A Lei 10/2022, conhecida como a lei "Solo Sí es Sí" ou "Só o sim é sim", faz eco das regulamentações internacionais e nacionais (nomeadamente a Convenção das Nações Unidas sobre a Eliminação de Todas as Formas de Discriminação contra as Mulheres; a Convenção de Istambul; a Convenção de Varsóvia; a Convenção de Lanzarote; a Lei 1/2004, sobre Medidas de Protecção Integral contra a Violência de Género, etc.) para propor uma reforma do direito penal no domínio da violência contra as mulheres) propor uma reforma penal nos casos de atentados à liberdade sexual que coloque no centro da análise a questão de saber se houve ou não consentimento livre para determinar a existência de uma agressão sexual. A lei elimina a tradicional distinção entre abuso sexual e agressão sexual, que enfatiza a importância do consentimento, mas também elimina elementos para julgar os crimes proporcionalmente, estabelecendo apenas a agravante de "extrema gravidade", que depende da avaliação (sujeita à subjectividade) do juiz em questão (Agustina, 2023).

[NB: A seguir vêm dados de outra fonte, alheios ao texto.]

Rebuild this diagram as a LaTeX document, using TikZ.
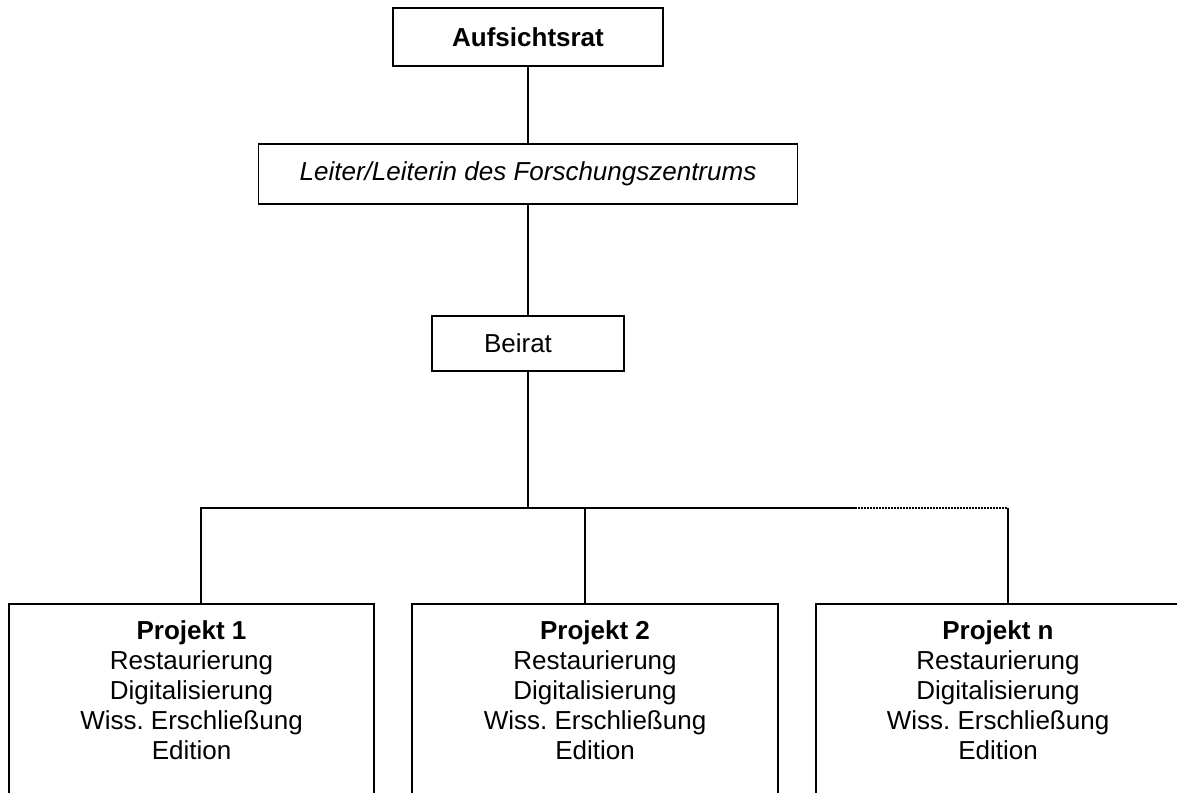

A meu ver, esta maior dependência da apreciação judicial é a maior lacuna da lei, devido ao contexto de forte polarização política em que o país está mergulhado. Por exemplo, alguns juízes com interesses políticos contrários ao governo que promulga a lei podem abusar do espírito não punitivo da lei (de acordo com os princípios do Estado de Direito e da democracia) para reduzir penas, gerando impacto mediático, críticas à lei (e aos seus promotores) e, em grande medida, uma interpretação errada da lei e do problema em geral. De facto, a Lei 4/2023, de 27 de Abril, que reformou a lei "Só sim é sim", também pode ser entendida como um exemplo de má interpretação, pois passou a considerar agressão sexual apenas aquelas em que há intimidação ou violência (Iberley, 2023), reduzindo a relevância jurídica do consentimento livre. Apesar disso, esta lei é um marco para o movimento feminista, do ponto de vista conceptual, por definir crimes como a mutilação genital feminina, o assédio de rua e os casamentos forçados como manifestações de violência sexual (Pérez, 2022), bem como por adoptar uma perspectiva "vitimocêntrica" em termos de protecção, ajuda e cuidados às vítimas (Pérez Machío, 2023).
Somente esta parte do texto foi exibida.